Inside The Unbelievable Arrest Of El Chapo

"My holidays are over," Joaquin Guzman said when he was finally caught.

MEXICO CITY, Jan 11 (Reuters) - The world's most wanted drug boss, Joaquin "El Chapo" Guzman, initially gave Mexican security forces the slip by opening a secret doorway hidden behind a mirror, and descending into a sophisticated tunnel leading to the city's drains.

The infamous head of the Sinaloa drug cartel was arrested on Friday after a months-long manhunt that followed his escape - by tunneling out - from a Mexican maximum security prison in July.

Before he was caught, Guzman spent hours below ground as his henchmen sought to lure pursuing Marines up toward the roof of the house he had been holed up in, in Los Mochis in his native state of Sinaloa. As rains started to fill the drains, Guzman eventually emerged from a manhole near a gas station a mile (1.5 km) across town and stole a car at gunpoint.
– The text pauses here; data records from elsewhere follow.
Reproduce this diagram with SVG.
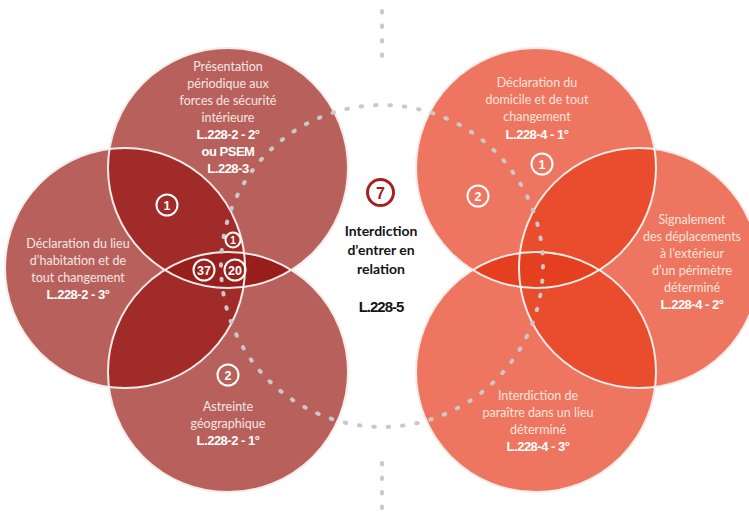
<svg xmlns="http://www.w3.org/2000/svg" width="749" height="530" viewBox="0 0 749 530">
  <style>
    .lbase { fill: #B8615C; }
    .lpair { fill: #A12B29; }
    .llens { fill: #991F1D; }
    .rbase { fill: #EE7661; }
    .rpair { fill: #E94D2E; }
    .rlens { fill: #E43F1F; }
    .outline { fill: none; stroke: #F4ECE8; stroke-width: 2; }
    .txt { font-family: Lato, "Open Sans", sans-serif; font-size: 12.5px; text-anchor: middle; }
    .ltxt { fill: #F6E6E2; }
    .rtxt { fill: #FCE3DB; }
    .ref { font-family: "Liberation Sans", Arial, sans-serif; font-weight: bold; font-size: 13px; letter-spacing: -0.5px; text-anchor: middle; fill: #FFFFFF; }
    .badge circle { fill: none; stroke: #FFFFFF; stroke-width: 2; }
    .badge text { font-family: "Liberation Sans", Arial, sans-serif; font-weight: bold; font-size: 12.5px; fill: #FFFFFF; text-anchor: middle; }
    .dots { fill: none; stroke: #C9C9C9; stroke-width: 4; stroke-linecap: round; }
    .center { font-family: Lato, "Open Sans", sans-serif; font-weight: bold; font-size: 14px; fill: #141414; text-anchor: middle; }
  </style>
  <defs>
    <clipPath id="cLT"><circle cx="228" cy="168" r="120"/></clipPath>
    <clipPath id="cLB"><circle cx="228" cy="372" r="120"/></clipPath>
    <clipPath id="cRT"><circle cx="536" cy="168" r="120"/></clipPath>
    <clipPath id="cRB"><circle cx="536" cy="372" r="120"/></clipPath>
  </defs>

  <!-- Left cluster nodes -->
  <g id="node-presentation">
    <circle class="lbase" cx="228" cy="168" r="120"/>
    <text class="txt ltxt" x="228" y="71">Présentation</text>
    <text class="txt ltxt" x="228" y="88">périodique aux</text>
    <text class="txt ltxt" x="228" y="105">forces de sécurité</text>
    <text class="txt ltxt" x="228" y="122">intérieure</text>
    <text class="ref" x="228" y="139">L.228-2 - 2°</text>
    <text class="ref" x="228" y="156">ou PSEM</text>
    <text class="ref" x="228" y="173">L.228-3</text>
  </g>
  <g id="node-declaration-lieu">
    <circle class="lbase" cx="125" cy="268" r="120"/>
    <text class="txt ltxt" x="78" y="248">Déclaration du lieu</text>
    <text class="txt ltxt" x="78" y="265">d’habitation et de</text>
    <text class="txt ltxt" x="78" y="282">tout changement</text>
    <text class="ref" x="78" y="299">L.228-2 - 3°</text>
  </g>
  <g id="node-astreinte">
    <circle class="lbase" cx="228" cy="372" r="120"/>
    <text class="txt ltxt" x="228" y="411">Astreinte</text>
    <text class="txt ltxt" x="228" y="428">géographique</text>
    <text class="ref" x="228" y="445">L.228-2 - 1°</text>
  </g>

  <!-- Right cluster nodes -->
  <g id="node-declaration-domicile">
    <circle class="rbase" cx="536" cy="168" r="120"/>
    <text class="txt rtxt" x="537" y="87">Déclaration du</text>
    <text class="txt rtxt" x="537" y="104">domicile et de tout</text>
    <text class="txt rtxt" x="537" y="121">changement</text>
    <text class="ref" x="537" y="139">L.228-4 - 1°</text>
  </g>
  <g id="node-signalement">
    <circle class="rbase" cx="639" cy="268" r="120"/>
    <text class="txt rtxt" x="692" y="224">Signalement</text>
    <text class="txt rtxt" x="692" y="241">des déplacements</text>
    <text class="txt rtxt" x="692" y="258">à l’extérieur</text>
    <text class="txt rtxt" x="692" y="275">d’un périmètre</text>
    <text class="txt rtxt" x="692" y="292">déterminé</text>
    <text class="ref" x="692" y="309">L.228-4 - 2°</text>
  </g>
  <g id="node-interdiction-paraitre">
    <circle class="rbase" cx="536" cy="372" r="120"/>
    <text class="txt rtxt" x="538" y="400">Interdiction de</text>
    <text class="txt rtxt" x="538" y="417">paraître dans un lieu</text>
    <text class="txt rtxt" x="538" y="434">déterminé</text>
    <text class="ref" x="538" y="451">L.228-4 - 3°</text>
  </g>

  <!-- Overlaps -->
  <g id="overlaps">
    <circle class="lpair" cx="125" cy="268" r="120" clip-path="url(#cLT)"/>
    <circle class="lpair" cx="125" cy="268" r="120" clip-path="url(#cLB)"/>
    <circle class="llens" cx="228" cy="372" r="120" clip-path="url(#cLT)"/>
    <circle class="rpair" cx="639" cy="268" r="120" clip-path="url(#cRT)"/>
    <circle class="rpair" cx="639" cy="268" r="120" clip-path="url(#cRB)"/>
    <circle class="rlens" cx="536" cy="372" r="120" clip-path="url(#cRT)"/>
  </g>

  <!-- Outlines -->
  <g id="outlines">
    <circle class="outline" cx="228" cy="168" r="120"/>
    <circle class="outline" cx="125" cy="268" r="120"/>
    <circle class="outline" cx="228" cy="372" r="120"/>
    <circle class="outline" cx="536" cy="168" r="120"/>
    <circle class="outline" cx="639" cy="268" r="120"/>
    <circle class="outline" cx="536" cy="372" r="120"/>
  </g>

  <!-- Connectors (dotted) -->
  <g id="connectors">
    <circle class="dots" cx="382" cy="266" r="161" stroke-dasharray="1.5 12.95"/>
    <path class="dots" d="M382 11 V69" stroke-dasharray="1.5 13"/>
    <path class="dots" d="M382 463 V521" stroke-dasharray="1.5 13"/>
  </g>

  <!-- Badges -->
  <g id="badges">
    <g class="badge"><circle cx="167" cy="205" r="10.5"/><text x="167" y="209.5">1</text></g>
    <g class="badge"><circle cx="233" cy="240" r="7.5"/><text x="233" y="244" style="font-size:10px">1</text></g>
    <g class="badge"><circle cx="204" cy="270" r="10.5"/><text x="204" y="274.5">37</text></g>
    <g class="badge"><circle cx="235" cy="270" r="10.5"/><text x="235" y="274.5">20</text></g>
    <g class="badge"><circle cx="228" cy="375" r="10.5"/><text x="228" y="379.5">2</text></g>
    <g class="badge"><circle cx="542" cy="164" r="10.5"/><text x="542" y="168.5">1</text></g>
    <g class="badge"><circle cx="478" cy="196" r="10.5"/><text x="478" y="200.5">2</text></g>
  </g>

  <!-- Center node -->
  <g id="node-interdiction-relation">
    <circle cx="380.5" cy="192.5" r="13" fill="none" stroke="#A5211F" stroke-width="3"/>
    <text x="380.5" y="198.5" style="font-family:'Liberation Sans',Arial,sans-serif;font-weight:bold;font-size:16px;fill:#A5211F;text-anchor:middle">7</text>
    <text class="center" x="381" y="236">Interdiction</text>
    <text class="center" x="381" y="255">d’entrer en</text>
    <text class="center" x="381" y="274">relation</text>
    <text class="center" x="381" y="312" style="font-family:'Liberation Sans',Arial,sans-serif;font-size:15px;letter-spacing:-1px">L.228-5</text>
  </g>
</svg>
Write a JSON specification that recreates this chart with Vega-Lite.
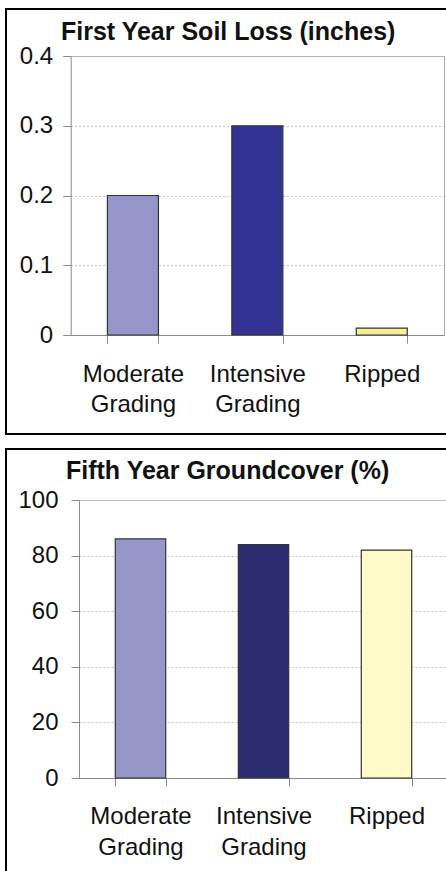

Video footage broadcast by Televisa on Monday showed Marines firing shots inside the property during Friday's dawn raid, and images of the interior of the ground floor dressing room where the tunnel entrance was hidden.

It took the Marines 90 minutes to find the tunnel entrance, giving Guzman a crucial headstart to flee. The lever to open the reinforced door behind the mirror was concealed in the light of the dressing room.

Marines found another hole beneath a fridge which proved to be a red herring, the apparent beginnings of a project to build another escape route. They also found two women cowering in one of the home's five bathrooms.

"My holidays are over," Guzman said when he was finally caught, Televisa reported.

Items found by Marines at the Los Mochis property included DVDs of La Reina Del Sur, a fictional series about a female drug boss starring Mexican actress Kate del Castillo.

Del Castillo had accompanied Hollywood star Sean Penn to a secret meeting with Guzman at an undisclosed location in Mexico late last year, which the government says unwittingly helped lead to his capture.

Guzman told Penn in a secret interview published at the weekend by Rolling Stone magazine that he felt neither remorse nor responsibility for smuggling billions of dollars worth of drugs into the United States. Nor does he consider himself a violent man despite countless murders blamed on him, he told Penn.

Penn has not commented since the story broke.

Images broadcast by Televisa showed blood and bullet holes spattered on the white walls of the house. In Chapo's downstairs bedroom, there were flatscreen TVs and a sofa littered with injectable testosterone, syringes, antibiotics and condoms.

The marines busted through two doors to find 15 of Guzman's henchman armed with machine guns and rocket launchers. Five of the hitmen were killed in the shootout, one of them falling from the roof down to a patio and another escaping outside before dying on the street, Televisa said.

Mexico is formally starting extradition proceedings against Guzman, President Enrique Pena Nieto's government said late on Sunday, in the strongest sign yet that it intends to send him to the United States. But the process could take a year or more.

WANTED IN THE UNITED STATES

On Sunday, Interpol served two extradition warrants, the Mexican attorney general's office said, kick-starting the latest attempt to have Guzman face U.S. justice for the hundreds of tonnes of cocaine, methamphetamine and heroin he has exported across the border.

Mexico regularly extradites leading traffickers but the government resisted handing over Guzman after his arrest in February 2014 as a point of national pride.

A top official from the Mexican Attorney General's office said on Monday it would take "at least a year" for the extradition process to move forward.

The U.S. government wants Guzman, who is believed to be 58 years old, tried on charges ranging from money laundering to drug trafficking, kidnapping and murder.

Guzman, who is blamed for thousands of deaths in Mexico and the United States from addiction and gang warfare, is facing open federal indictments in seven U.S. jurisdictions.

Chicago and Brooklyn, New York are leading contenders to host what would be one of the highest profile U.S. criminal trials in years, former U.S. law enforcement officials said.

Chicago, which in 2013 dubbed Guzman its first Public Enemy No.1 since Al Capone, has a sweeping 2009 indictment against him, including several counts of conspiring to smuggle and distribute drugs, as well as money laundering charges.